キャパで苦戦後に成功したホンダモビリオ
販売期間:2001~2008年
キャパはコンパクトハイトワゴンとして1998年にデビュー。当時ホンダが掲げていたJムーバーの第1弾として登場した。
内外装の質感は高く、室内スペースもゆったりとしていたので、ポストセダンのファミリーユースをも狙ったモデルだった。
しかしほぼ同時に日産が初代キューブをデビューさせた。キューブはクルマの出来はお世辞にもいいとは言えなかったし、リアは2人乗りで乗車定員は4名となっていたため、キャパの圧勝と思われていたが、予想を覆しキューブの圧勝となった。
キャパの最大の敗因は価格設定にあり、キューブより数万円高いだけだったが、ユーザーは安いキューブを選んだ。コンパクトカーの価格設定のシビアさを改めて感じさせてくれた一件だった。
キャパで痛い目に遭ったホンダは、キャパの後継モデルを出すにあたりガラリとコンセプトチェンジし、コンパクト3列シートミニバンのパイオニアであるモビリオを登場させた。
フィットとプラットフォームを共用するため、センタータンクレイアウトの強みを生かして全長4m少々ながら、3列シート7人乗りという武器が与えられた。
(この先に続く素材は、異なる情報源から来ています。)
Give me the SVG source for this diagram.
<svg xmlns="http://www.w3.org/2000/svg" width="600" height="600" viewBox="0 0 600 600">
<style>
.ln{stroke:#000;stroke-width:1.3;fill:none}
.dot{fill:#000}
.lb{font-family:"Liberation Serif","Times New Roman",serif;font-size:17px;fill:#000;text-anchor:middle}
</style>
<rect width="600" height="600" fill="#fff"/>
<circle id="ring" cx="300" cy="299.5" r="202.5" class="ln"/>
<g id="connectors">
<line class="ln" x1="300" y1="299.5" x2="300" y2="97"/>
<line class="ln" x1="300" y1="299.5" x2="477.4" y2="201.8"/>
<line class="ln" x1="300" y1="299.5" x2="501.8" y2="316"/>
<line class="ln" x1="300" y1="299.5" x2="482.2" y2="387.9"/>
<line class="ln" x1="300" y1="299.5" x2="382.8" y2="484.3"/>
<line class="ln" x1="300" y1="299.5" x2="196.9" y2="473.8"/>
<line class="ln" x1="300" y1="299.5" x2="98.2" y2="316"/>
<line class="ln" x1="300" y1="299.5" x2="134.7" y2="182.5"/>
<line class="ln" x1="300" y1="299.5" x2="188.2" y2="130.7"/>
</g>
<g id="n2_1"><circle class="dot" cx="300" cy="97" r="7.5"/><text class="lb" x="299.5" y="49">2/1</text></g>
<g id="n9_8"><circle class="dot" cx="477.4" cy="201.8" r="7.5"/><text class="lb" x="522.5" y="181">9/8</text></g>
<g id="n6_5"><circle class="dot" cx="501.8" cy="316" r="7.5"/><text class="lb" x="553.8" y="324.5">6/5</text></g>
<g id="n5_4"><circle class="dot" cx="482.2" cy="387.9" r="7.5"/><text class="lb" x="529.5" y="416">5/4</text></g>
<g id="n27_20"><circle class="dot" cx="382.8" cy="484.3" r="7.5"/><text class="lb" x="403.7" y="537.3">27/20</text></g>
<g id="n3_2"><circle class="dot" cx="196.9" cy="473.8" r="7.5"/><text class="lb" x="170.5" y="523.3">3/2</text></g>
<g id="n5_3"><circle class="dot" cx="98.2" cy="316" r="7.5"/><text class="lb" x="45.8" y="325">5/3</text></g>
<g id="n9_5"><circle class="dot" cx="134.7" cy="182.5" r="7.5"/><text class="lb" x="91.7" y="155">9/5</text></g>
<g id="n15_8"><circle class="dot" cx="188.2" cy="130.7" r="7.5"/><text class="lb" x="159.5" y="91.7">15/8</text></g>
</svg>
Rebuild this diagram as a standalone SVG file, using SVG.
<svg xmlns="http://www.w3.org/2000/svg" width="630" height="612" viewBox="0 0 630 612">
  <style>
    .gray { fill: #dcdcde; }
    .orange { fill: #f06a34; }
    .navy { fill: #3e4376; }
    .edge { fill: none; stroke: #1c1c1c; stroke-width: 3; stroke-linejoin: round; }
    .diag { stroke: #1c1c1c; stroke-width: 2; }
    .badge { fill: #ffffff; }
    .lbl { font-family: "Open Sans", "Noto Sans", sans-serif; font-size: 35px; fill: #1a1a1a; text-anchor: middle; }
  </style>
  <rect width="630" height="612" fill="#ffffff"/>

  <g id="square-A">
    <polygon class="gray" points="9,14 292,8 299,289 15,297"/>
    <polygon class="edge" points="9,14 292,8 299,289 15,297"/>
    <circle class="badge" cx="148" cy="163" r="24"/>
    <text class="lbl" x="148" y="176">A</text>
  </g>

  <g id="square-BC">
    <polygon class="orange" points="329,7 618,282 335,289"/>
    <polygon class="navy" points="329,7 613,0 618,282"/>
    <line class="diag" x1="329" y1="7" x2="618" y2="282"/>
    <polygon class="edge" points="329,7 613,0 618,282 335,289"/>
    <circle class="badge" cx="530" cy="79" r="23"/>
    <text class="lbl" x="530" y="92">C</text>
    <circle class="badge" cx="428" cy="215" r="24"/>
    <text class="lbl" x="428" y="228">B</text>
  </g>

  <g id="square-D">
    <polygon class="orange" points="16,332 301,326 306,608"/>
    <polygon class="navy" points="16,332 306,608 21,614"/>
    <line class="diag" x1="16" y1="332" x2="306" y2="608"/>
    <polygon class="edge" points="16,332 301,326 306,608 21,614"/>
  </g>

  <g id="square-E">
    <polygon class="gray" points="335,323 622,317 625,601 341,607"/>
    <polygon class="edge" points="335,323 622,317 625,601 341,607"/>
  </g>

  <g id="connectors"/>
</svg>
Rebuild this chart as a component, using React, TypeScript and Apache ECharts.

3列目はエマージェンシー以上の使い勝手を誇った。
ユーロトラム(路面電車)をモチーフとしたデザインは首をかしげたくなるが、唯一無二の存在だったことが大きい。
トヨタがシエンタを登場させ、2代目キューブにも3列シート7人乗りのキュービックが追加されるなど、ライバルに影響を与えた。
初代フィット、モビリオの成功を考えると、センタータンクレイアウトという飛び道具の凄さを再確認させられる。
レビューで苦戦後に成功した初代マツダデミオ
販売期間:1996~2002年
マツダは1990年代の頭に5チャンネル制を採用。そんななかレビューはオートザム店扱いのコンパクトカーで、大ヒットモデルとなったフォードフェスティバ(マツダはオートラマ店で販売)のプラットフォームを使用。
レビューはハッチバックではなく、極端に短いトランクを持つセダンボディを採用し、丸みを帯びたデザインが与えられた。
しかし、ライバルと差別化するセダンボディも中途半端感は否めず、販売面で苦戦。フェスティバで人気になったキャンバストップを設定したが苦境を打開することはできなかった。
2代目レビューとして開発されていたのが初代デミオだった。オートザム店の消滅により、オートザムレビューからマツダレビューに車名変更となったことを受けて、デミオというまったく別グルマとして登場したのだ。
初代デミオはレビューから一転してコンパクトハイトワゴンというコンセプトで登場。
小さなボディながら広い室内やシートのフルフラット機能で車中泊も可能な点を売りにしていたが、特別に凄いものをもっているわけでのないのに成功したのは、潔いまでの割り切りにあるのではないか。
今考えても初代デミオはチープだ。デビュー当時はリアハッチのオープナーすら省略されていて、車内からしか開けることができなかった。
しかし、雰囲気がいいデザイン、広い室内、使い勝手に優れているという魅力が、チープというネガを上回ったということだ。
デビュー時にイメージキャラクターとしてNBAのシカゴブルズのスコッティ・ピッペン選手を起用したのもインパクト抜群で、販売に大きく貢献したと思われる。